Post modern education

NEA: Trojan Horse in American Education 

by Sam Blumenfeld, Rome, Georgia 1985


“They had a messianic mission to change America from a free enterprise, individualistic, religious nation to a socialistic, collectivist, atheistic nation. How are they going to do this? See, they believed it very strongly, but the American people were not going to overthrow their system, we were not going give up private property, free enterprise and rugged individualism and our religions and close our churches. How are we going to become a socialist society? They said, well the only way to do it is through education… the Fabian technique through slow evolution. We will take control of the schools, put a new curriculum in the schools and we will turn the children away from the values of their parents.”

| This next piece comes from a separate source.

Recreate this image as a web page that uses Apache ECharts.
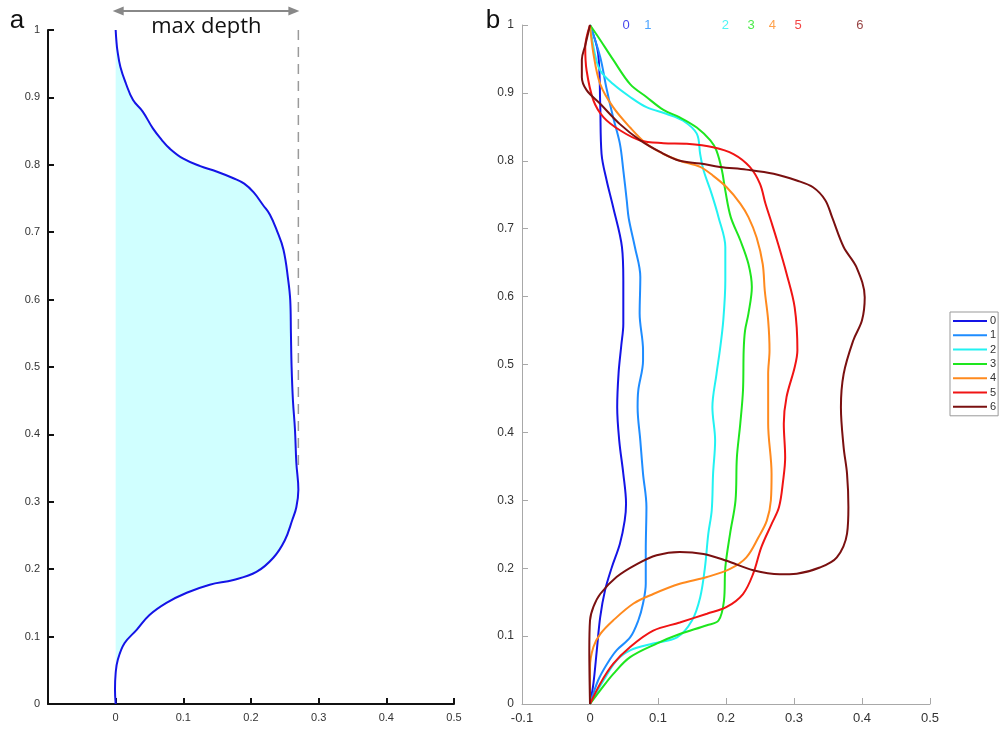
<!DOCTYPE html>
<html>
<head>
<meta charset="utf-8">
<script src="https://cdn.jsdelivr.net/npm/echarts@6/dist/echarts.min.js"></script>
<style>
html,body{margin:0;padding:0;background:#fff;}
#main{width:1000px;height:729px;}
</style>
</head>
<body>
<div id="main"></div>
<script>
// ---- Panel a: hollow profile (x = depth, y = normalized height) ----
const hollowX = [0,0.001,0.0025,0.007,0.015,0.0257,0.040,0.055,0.068,0.080,0.100,0.125,0.149,0.174,0.190,0.204,0.218,0.228,0.238,0.248,0.255,0.258,0.259,0.260,0.262,0.265,0.267,0.270,0.267,0.261,0.250,0.233,0.208,0.174,0.139,0.105,0.075,0.050,0.031,0.013,0.003,0,-0.001,0];
const hollowY = [1.0,0.985,0.970,0.945,0.921,0.896,0.879,0.854,0.837,0.824,0.809,0.798,0.790,0.780,0.772,0.759,0.740,0.726,0.703,0.674,0.629,0.599,0.55,0.50,0.45,0.407,0.358,0.318,0.292,0.273,0.243,0.217,0.196,0.184,0.177,0.165,0.150,0.132,0.110,0.090,0.065,0.046,0.021,0];
const maxDepth = 0.27;
const maxDepthLineY = [1, 0.35];

// ---- Panel b: profiles 0..6 as [x, y] pairs ----
const curve0 = [[0,1],[0.012,0.958],[0.015,0.884],[0.017,0.810],[0.0245,0.771],[0.034,0.732],[0.047,0.673],[0.049,0.624],[0.049,0.560],[0.046,0.528],[0.042,0.487],[0.040,0.437],[0.043,0.388],[0.049,0.339],[0.053,0.295],[0.051,0.27],[0.044,0.236],[0.032,0.201],[0.022,0.167],[0.015,0.128],[0.010,0.079],[0.005,0.030],[0,0]];
const curve1 = [[0,1],[0.015,0.953],[0.024,0.908],[0.034,0.864],[0.044,0.825],[0.049,0.786],[0.054,0.742],[0.057,0.715],[0.066,0.673],[0.074,0.629],[0.073,0.575],[0.078,0.521],[0.078,0.506],[0.071,0.462],[0.070,0.437],[0.074,0.388],[0.078,0.339],[0.083,0.29],[0.082,0.226],[0.082,0.177],[0.078,0.148],[0.071,0.123],[0.059,0.098],[0.039,0.079],[0.025,0.059],[0.012,0.035],[0,0]];
const curve2 = [[0,1],[0.007,0.958],[0.015,0.933],[0.034,0.913],[0.059,0.894],[0.083,0.879],[0.113,0.869],[0.137,0.859],[0.157,0.840],[0.162,0.810],[0.167,0.786],[0.179,0.751],[0.189,0.717],[0.199,0.673],[0.199,0.624],[0.196,0.565],[0.191,0.521],[0.186,0.486],[0.180,0.437],[0.184,0.388],[0.181,0.339],[0.179,0.285],[0.174,0.251],[0.169,0.201],[0.162,0.157],[0.150,0.123],[0.128,0.098],[0.093,0.089],[0.059,0.079],[0.039,0.064],[0.020,0.035],[0,0]];
const curve3 = [[0,1],[0.015,0.978],[0.034,0.949],[0.059,0.913],[0.083,0.894],[0.108,0.875],[0.132,0.864],[0.157,0.849],[0.177,0.830],[0.186,0.815],[0.194,0.786],[0.199,0.756],[0.207,0.717],[0.221,0.683],[0.233,0.648],[0.238,0.614],[0.233,0.575],[0.228,0.550],[0.226,0.521],[0.225,0.462],[0.221,0.413],[0.216,0.363],[0.214,0.30],[0.206,0.251],[0.199,0.201],[0.197,0.152],[0.189,0.123],[0.172,0.116],[0.132,0.103],[0.098,0.089],[0.059,0.069],[0.034,0.044],[0.015,0.020],[0,0]];
const curve4 = [[0,1],[0.005,0.958],[0.015,0.913],[0.034,0.879],[0.059,0.849],[0.083,0.825],[0.108,0.810],[0.132,0.800],[0.162,0.791],[0.181,0.778],[0.201,0.761],[0.221,0.737],[0.233,0.717],[0.245,0.687],[0.254,0.648],[0.257,0.609],[0.262,0.565],[0.264,0.521],[0.262,0.486],[0.262,0.413],[0.267,0.339],[0.266,0.30],[0.260,0.27],[0.248,0.246],[0.230,0.216],[0.206,0.199],[0.172,0.187],[0.132,0.177],[0.093,0.162],[0.064,0.148],[0.034,0.123],[0.015,0.103],[0.005,0.084],[0,0.054],[0,0]];
const curve5 = [[0,1],[-0.007,0.967],[-0.005,0.933],[0.005,0.889],[0.020,0.864],[0.044,0.845],[0.074,0.830],[0.108,0.826],[0.142,0.825],[0.181,0.820],[0.211,0.810],[0.235,0.791],[0.250,0.766],[0.258,0.737],[0.266,0.712],[0.275,0.683],[0.289,0.634],[0.301,0.584],[0.305,0.521],[0.301,0.496],[0.289,0.452],[0.285,0.413],[0.287,0.363],[0.284,0.329],[0.278,0.29],[0.267,0.265],[0.252,0.231],[0.240,0.192],[0.225,0.162],[0.201,0.143],[0.172,0.133],[0.132,0.120],[0.093,0.108],[0.059,0.084],[0.034,0.059],[0.015,0.030],[0,0]];
const curve6 = [[0,1],[-0.007,0.970],[-0.012,0.949],[-0.012,0.923],[-0.005,0.904],[0.015,0.884],[0.044,0.854],[0.074,0.830],[0.103,0.813],[0.132,0.800],[0.162,0.796],[0.191,0.791],[0.230,0.787],[0.270,0.781],[0.304,0.771],[0.328,0.761],[0.346,0.742],[0.356,0.717],[0.373,0.673],[0.392,0.643],[0.404,0.599],[0.400,0.565],[0.387,0.535],[0.373,0.486],[0.369,0.437],[0.373,0.378],[0.378,0.339],[0.380,0.29],[0.378,0.251],[0.363,0.216],[0.338,0.201],[0.304,0.192],[0.279,0.191],[0.240,0.197],[0.201,0.211],[0.167,0.221],[0.132,0.224],[0.098,0.219],[0.069,0.206],[0.039,0.187],[0.015,0.162],[0.005,0.143],[0,0.123],[-0.001,0.079],[0,0]];
const curves = [curve0, curve1, curve2, curve3, curve4, curve5, curve6];
const curveNames = ['0','1','2','3','4','5','6'];
const curveMaxDepth = [0.053, 0.085, 0.199, 0.237, 0.268, 0.306, 0.397];
const curveColors = ['#1414e6','#1e8cff','#22f2f2','#1ee61e','#ff8a1e','#f01414','#7a1010'];

// ---- tick settings ----
const xMin = -0.1, xMax = 0.5, xStep = 0.1;
const yMin = 0, yMax = 1, yStep = 0.1;

const chart = echarts.init(document.getElementById('main'), null, {renderer: 'canvas'});

const labelFont = 'Liberation Sans, Arial, sans-serif';

const series = [];
// fill of hollow area
series.push({
  type: 'custom', xAxisIndex: 0, yAxisIndex: 0, silent: true, z: 1,
  data: [[0, 0]],
  renderItem: function (params, api) {
    const pts = hollowX.map((x, i) => api.coord([x, hollowY[i]]));
    return {type: 'polygon', shape: {points: pts}, style: {fill: '#d0ffff', stroke: null}};
  }
});
series.push({
  type: 'line', name: 'hollow', xAxisIndex: 0, yAxisIndex: 0, z: 3,
  data: hollowX.map((x, i) => [x, hollowY[i]]),
  showSymbol: false, symbol: 'none', smooth: 0.4,
  lineStyle: {color: '#1414e6', width: 2}
});
series.push({
  type: 'line', name: 'maxline', xAxisIndex: 0, yAxisIndex: 0, z: 2,
  data: maxDepthLineY.map(y => [maxDepth, y]),
  showSymbol: false, symbol: 'none',
  lineStyle: {color: '#9a9a9a', width: 1.5, type: [10, 7]}
});
curves.forEach((c, i) => {
  series.push({
    type: 'line', name: curveNames[i], xAxisIndex: 1, yAxisIndex: 1,
    data: c, showSymbol: false, symbol: 'none', smooth: 0.35,
    lineStyle: {color: curveColors[i], width: 2}, itemStyle: {color: curveColors[i]}
  });
});
series.push({
  type: 'scatter', name: 'labels', xAxisIndex: 1, yAxisIndex: 1, symbolSize: 1, z: 5,
  itemStyle: {color: 'rgba(0,0,0,0)'},
  data: curveMaxDepth.map((x, i) => ({
    name: curveNames[i], value: [x, 1],
    label: {show: true, position: 'inside', formatter: '{b}', color: curveColors[i], fontSize: 13, fontFamily: labelFont}
  }))
});

function xAxisCfg(gridIndex, axisColor, axisWidth, labelSize, hideMin) {
  return {
    type: 'value', gridIndex: gridIndex, min: xMin, max: xMax, interval: xStep,
    axisLine: {show: true, onZero: false, lineStyle: {color: axisColor, width: axisWidth}},
    axisTick: {show: true, inside: true, length: 6, lineStyle: {color: axisColor, width: axisWidth}},
    splitLine: {show: false},
    axisLabel: {
      color: '#333', fontSize: labelSize, fontFamily: labelFont, margin: 8,
      formatter: function (v) { if (hideMin && v < -0.05) return ''; return String(Math.round(v * 10) / 10); }
    }
  };
}
function yAxisCfg(gridIndex, axisColor, axisWidth, labelSize) {
  return {
    type: 'value', gridIndex: gridIndex, min: yMin, max: yMax, interval: yStep,
    axisLine: {show: true, onZero: false, lineStyle: {color: axisColor, width: axisWidth}},
    axisTick: {show: true, inside: true, length: 6, lineStyle: {color: axisColor, width: axisWidth}},
    splitLine: {show: false},
    axisLabel: {
      color: '#333', fontSize: labelSize, fontFamily: labelFont, margin: 8,
      formatter: function (v) { return String(Math.round(v * 10) / 10); }
    }
  };
}

chart.setOption({
  animation: false,
  backgroundColor: '#fff',
  grid: [
    {left: 48, top: 30, width: 406, height: 674},
    {left: 522, top: 25, width: 408, height: 679}
  ],
  xAxis: [xAxisCfg(0, '#111', 2, 11, true), xAxisCfg(1, '#a8a8a8', 1, 13, false)],
  yAxis: [yAxisCfg(0, '#111', 2, 11), yAxisCfg(1, '#a8a8a8', 1, 12)],
  legend: {
    data: curveNames, orient: 'vertical', left: 950, top: 312,
    borderColor: '#999', borderWidth: 1, padding: [3, 2, 3, 3],
    icon: 'path://M0,0L0,0M0,12L0,12M0,5L34,5L34,7L0,7Z',
    itemWidth: 34, itemHeight: 12, itemGap: 2.3,
    textStyle: {fontSize: 11, color: '#333', fontFamily: labelFont, padding: [0, 0, 0, -2]}
  },
  series: series
});

// annotations positioned through the axes' scales
const pA0 = chart.convertToPixel({gridIndex: 0}, [0, 1]);
const pA1 = chart.convertToPixel({gridIndex: 0}, [maxDepth, 1]);
const arrowY = 11;
const arrowColor = '#888';
const pText1 = chart.convertToPixel({gridIndex: 0}, [0.134, 1]);
const pText2 = chart.convertToPixel({gridIndex: 0}, [0.128, 0.478]);
chart.setOption({
  graphic: [
    {type: 'line', shape: {x1: pA0[0] + 6, y1: arrowY, x2: pA1[0] - 6, y2: arrowY}, style: {stroke: arrowColor, lineWidth: 2}},
    {type: 'polygon', shape: {points: [[pA0[0] - 3, arrowY], [pA0[0] + 8, arrowY - 4.5], [pA0[0] + 8, arrowY + 4.5]]}, style: {fill: arrowColor}},
    {type: 'polygon', shape: {points: [[pA1[0] + 1, arrowY], [pA1[0] - 10, arrowY - 4.5], [pA1[0] - 10, arrowY + 4.5]]}, style: {fill: arrowColor}},
    {type: 'text', x: pText1[0], y: 27, style: {text: 'max depth', font: '22px "Open Sans", sans-serif', fill: '#111', textAlign: 'center', textVerticalAlign: 'middle'}},
    {type: 'text', x: pText2[0], y: pText2[1], style: {text: 'hollow area', font: '22px "Open Sans", sans-serif', fill: '#111', textAlign: 'center', textVerticalAlign: 'middle'}},
    {type: 'text', x: 17, y: 21, style: {text: 'a', font: '26px "Liberation Sans", Arial, sans-serif', fill: '#111', textAlign: 'center', textVerticalAlign: 'middle'}},
    {type: 'text', x: 493, y: 21, style: {text: 'b', font: '26px "Liberation Sans", Arial, sans-serif', fill: '#111', textAlign: 'center', textVerticalAlign: 'middle'}}
  ]
});
</script>
</body>
</html>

"The educators had a totally different view of what the future is. They were not interested in passing on knowledge or values to the next generation. They were interested in manipulating the next generation so it will change America and change all of the values we hold dear. And this is a program that has been going on for quite some time, at least since the turn of the century when the progressives got control of American education. Now who are the progressives? The progressives were a group of men who decided to apply to American education the new psychology, the new religion of evolution, the Humanist view of the world. These men were highly educated, highly sophisticated who decided there was no God; that evolution was truth; that human beings were animals - that could be trained like animals and be observed and measured like animals and they believed that the new psychology, this application of experimental psychology could go a long way to change human behavior. You see, if you don’t believe in God you have to come up with a new theory why people do the things they do.”